Fontsleuth: Lego instructions from the 1970s?

Comments

  • Stephen Coles
    Stephen Coles Posts: 1,007
    edited November 2014
    The typesetting is weird, but the spirit of the copy is certainly in keeping with LEGO ads from 1980–82.

    image
  • Evidence and opinions are converging on 'legit', apparently. And Stephen, that is one of my favorite ads ever.
  • Times was not unusual in ads of the period. The version of the Lego logo shown was used from 1972-1998 (the current logo is just slightly tweaked from that one).

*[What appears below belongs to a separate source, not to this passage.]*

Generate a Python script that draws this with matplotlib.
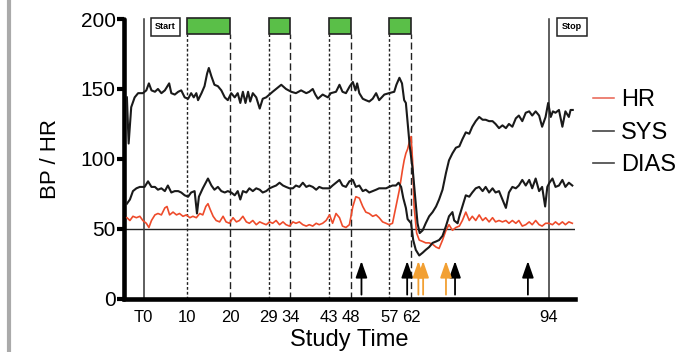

    There is nothing about it that seems out of period to me, aside from the gender-progressive sentiment. But they are a Scandinavian company, and circa 1974 was a high-water point for such thinking.
  • Nick Shinn
    Nick Shinn Posts: 2,210
    edited November 2014
    Gender-progressive ideology is typical of the era. For instance, it was a time of unisex fashion (not perhaps for the majority, but a strong trend), in the UK and North America as well as Scandinavia. This from 1976:

    image

    Like that /t in Simplicity?
  • One of the baffling things for me as I've gotten older, having come of age in that era, is how much certain things have regressed culturally. You imagine that trends will keep going in the same direction, but they don't always.
  • Nick Shinn
    Nick Shinn Posts: 2,210
    One thing remains constant: it’s hard to kill the undead (Helvetica).
  • The tl;dr version of that ridiculously in-depth post: “There were several good arguments for questioning the photo of the ‘LEGO letter to parents’. They just all happened to be mistaken.”
  • Some of those supposedly good arguments, weren't.